■ Information shown

------------------------------

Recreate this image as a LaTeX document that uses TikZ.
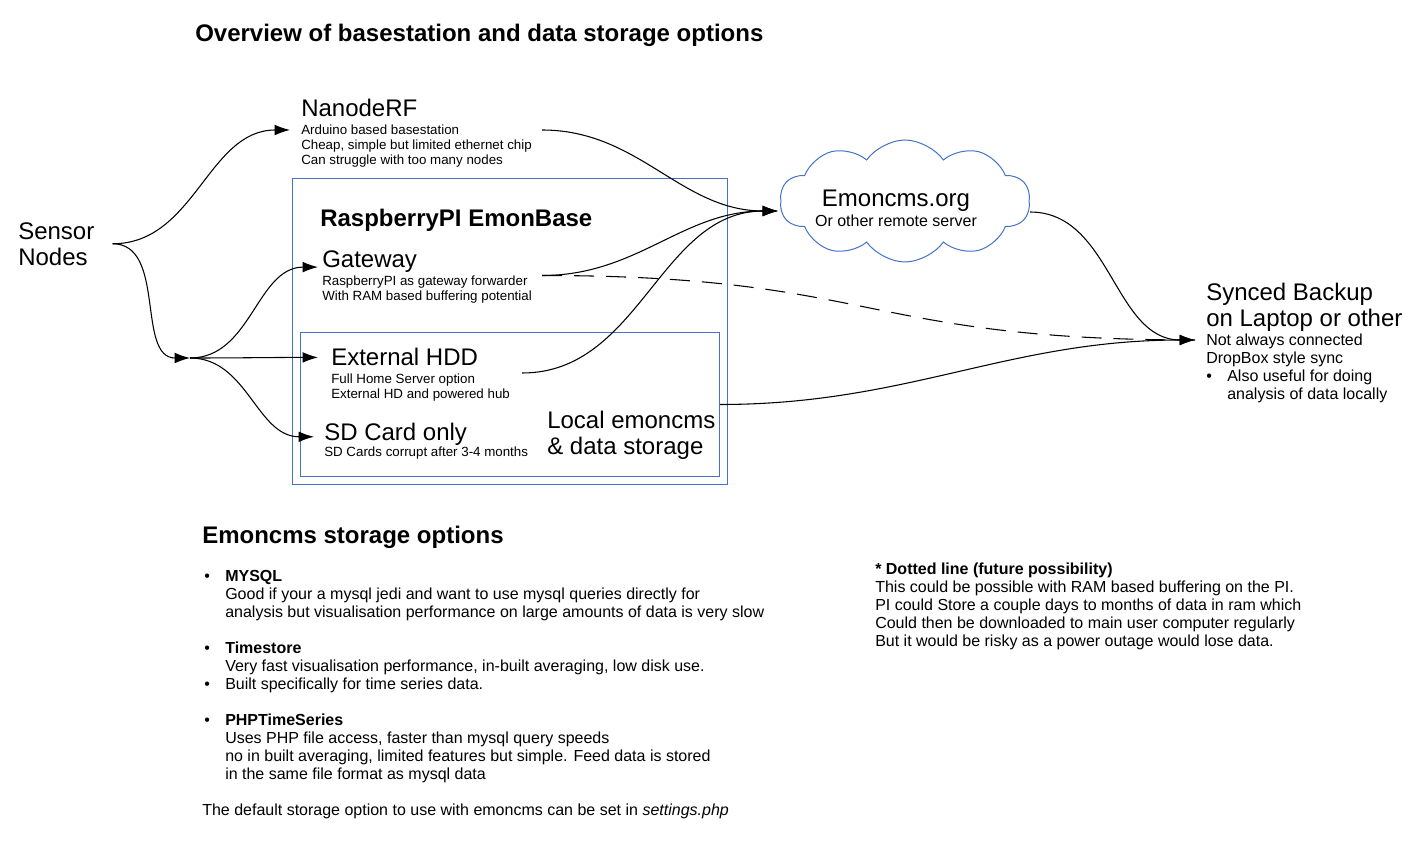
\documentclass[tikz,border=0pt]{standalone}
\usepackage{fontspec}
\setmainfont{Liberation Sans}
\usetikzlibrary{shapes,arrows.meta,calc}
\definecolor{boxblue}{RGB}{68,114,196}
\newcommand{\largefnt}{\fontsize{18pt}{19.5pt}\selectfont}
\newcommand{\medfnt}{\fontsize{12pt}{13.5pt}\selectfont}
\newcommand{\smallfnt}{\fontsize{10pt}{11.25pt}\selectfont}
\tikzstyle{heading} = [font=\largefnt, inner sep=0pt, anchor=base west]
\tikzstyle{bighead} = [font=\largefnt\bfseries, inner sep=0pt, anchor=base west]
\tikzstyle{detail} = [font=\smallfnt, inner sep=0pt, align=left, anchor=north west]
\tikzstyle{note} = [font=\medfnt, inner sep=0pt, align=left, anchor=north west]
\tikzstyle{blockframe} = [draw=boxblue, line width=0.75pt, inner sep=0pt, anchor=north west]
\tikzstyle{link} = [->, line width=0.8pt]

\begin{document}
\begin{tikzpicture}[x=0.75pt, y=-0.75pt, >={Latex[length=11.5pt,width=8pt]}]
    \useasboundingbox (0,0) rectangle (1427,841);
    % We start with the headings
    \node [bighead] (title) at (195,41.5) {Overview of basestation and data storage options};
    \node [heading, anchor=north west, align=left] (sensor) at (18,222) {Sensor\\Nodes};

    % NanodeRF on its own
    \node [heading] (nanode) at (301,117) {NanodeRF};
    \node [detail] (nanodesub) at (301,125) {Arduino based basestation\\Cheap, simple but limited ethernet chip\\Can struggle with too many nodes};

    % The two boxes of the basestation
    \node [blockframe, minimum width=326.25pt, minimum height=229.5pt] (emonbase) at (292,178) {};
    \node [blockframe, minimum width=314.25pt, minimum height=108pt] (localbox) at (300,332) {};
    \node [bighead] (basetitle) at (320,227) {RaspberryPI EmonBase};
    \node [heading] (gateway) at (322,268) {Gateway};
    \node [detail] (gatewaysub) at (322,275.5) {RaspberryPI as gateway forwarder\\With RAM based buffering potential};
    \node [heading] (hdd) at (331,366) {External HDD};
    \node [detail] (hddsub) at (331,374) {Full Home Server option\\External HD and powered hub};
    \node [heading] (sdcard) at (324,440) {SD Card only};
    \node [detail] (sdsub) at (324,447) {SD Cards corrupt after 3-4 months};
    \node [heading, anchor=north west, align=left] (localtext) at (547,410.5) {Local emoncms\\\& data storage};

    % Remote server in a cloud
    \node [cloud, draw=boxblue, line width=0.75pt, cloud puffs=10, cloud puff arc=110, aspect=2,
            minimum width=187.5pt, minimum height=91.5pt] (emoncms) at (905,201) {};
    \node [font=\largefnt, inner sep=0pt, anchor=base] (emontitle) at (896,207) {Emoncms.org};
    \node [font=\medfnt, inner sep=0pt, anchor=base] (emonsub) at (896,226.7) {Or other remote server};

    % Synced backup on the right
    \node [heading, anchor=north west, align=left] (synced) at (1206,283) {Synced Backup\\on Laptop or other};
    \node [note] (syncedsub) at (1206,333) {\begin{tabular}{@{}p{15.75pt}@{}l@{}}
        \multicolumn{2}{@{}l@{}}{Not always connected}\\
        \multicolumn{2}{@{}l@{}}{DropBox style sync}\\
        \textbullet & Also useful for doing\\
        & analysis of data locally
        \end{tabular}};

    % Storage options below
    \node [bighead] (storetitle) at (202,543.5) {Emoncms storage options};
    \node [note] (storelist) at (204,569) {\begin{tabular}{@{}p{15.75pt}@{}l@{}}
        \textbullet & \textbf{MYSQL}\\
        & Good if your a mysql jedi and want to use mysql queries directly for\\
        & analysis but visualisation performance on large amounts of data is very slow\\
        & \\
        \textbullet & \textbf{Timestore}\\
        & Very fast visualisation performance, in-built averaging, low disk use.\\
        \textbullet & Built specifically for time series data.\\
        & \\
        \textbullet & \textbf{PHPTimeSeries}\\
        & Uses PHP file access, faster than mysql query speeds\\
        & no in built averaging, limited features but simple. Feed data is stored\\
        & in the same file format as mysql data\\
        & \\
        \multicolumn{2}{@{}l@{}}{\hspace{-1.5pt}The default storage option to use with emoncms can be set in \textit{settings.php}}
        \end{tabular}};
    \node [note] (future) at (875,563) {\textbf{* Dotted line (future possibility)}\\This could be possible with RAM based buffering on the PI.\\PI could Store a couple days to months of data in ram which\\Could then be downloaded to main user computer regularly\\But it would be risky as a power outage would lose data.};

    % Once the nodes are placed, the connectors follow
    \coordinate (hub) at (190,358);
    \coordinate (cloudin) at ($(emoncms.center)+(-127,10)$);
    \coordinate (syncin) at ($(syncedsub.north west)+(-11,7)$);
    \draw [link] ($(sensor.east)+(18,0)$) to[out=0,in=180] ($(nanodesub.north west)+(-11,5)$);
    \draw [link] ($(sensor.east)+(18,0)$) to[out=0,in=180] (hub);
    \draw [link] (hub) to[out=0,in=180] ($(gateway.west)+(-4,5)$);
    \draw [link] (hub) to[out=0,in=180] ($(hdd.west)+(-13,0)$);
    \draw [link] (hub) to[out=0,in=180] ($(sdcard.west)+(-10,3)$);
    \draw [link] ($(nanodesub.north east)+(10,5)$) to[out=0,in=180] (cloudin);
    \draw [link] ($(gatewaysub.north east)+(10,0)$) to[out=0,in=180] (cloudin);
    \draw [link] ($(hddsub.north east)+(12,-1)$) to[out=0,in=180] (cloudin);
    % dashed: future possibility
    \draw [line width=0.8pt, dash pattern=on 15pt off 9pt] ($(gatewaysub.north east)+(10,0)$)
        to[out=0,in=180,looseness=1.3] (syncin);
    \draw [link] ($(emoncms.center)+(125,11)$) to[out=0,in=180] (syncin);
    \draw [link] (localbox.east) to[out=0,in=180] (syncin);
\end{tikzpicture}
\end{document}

------------------------------

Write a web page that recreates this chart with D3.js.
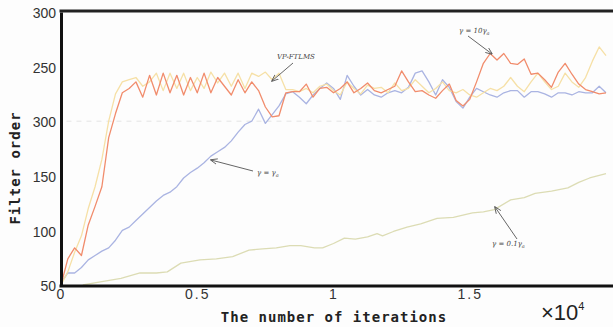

------------------------------

■ Your goal
Begin at the line containing "Recreate this image", end at the line containing "[->, line width=0.8pt]", and copy those lines word for word, both included. Skip pictures.

■ In response
Recreate this image as a LaTeX document that uses TikZ.
\documentclass[tikz,border=0pt]{standalone}
\usepackage{fontspec}
\setmainfont{Liberation Sans}
\usetikzlibrary{shapes,arrows.meta,calc}
\definecolor{boxblue}{RGB}{68,114,196}
\newcommand{\largefnt}{\fontsize{18pt}{19.5pt}\selectfont}
\newcommand{\medfnt}{\fontsize{12pt}{13.5pt}\selectfont}
\newcommand{\smallfnt}{\fontsize{10pt}{11.25pt}\selectfont}
\tikzstyle{heading} = [font=\largefnt, inner sep=0pt, anchor=base west]
\tikzstyle{bighead} = [font=\largefnt\bfseries, inner sep=0pt, anchor=base west]
\tikzstyle{detail} = [font=\smallfnt, inner sep=0pt, align=left, anchor=north west]
\tikzstyle{note} = [font=\medfnt, inner sep=0pt, align=left, anchor=north west]
\tikzstyle{blockframe} = [draw=boxblue, line width=0.75pt, inner sep=0pt, anchor=north west]
\tikzstyle{link} = [->, line width=0.8pt]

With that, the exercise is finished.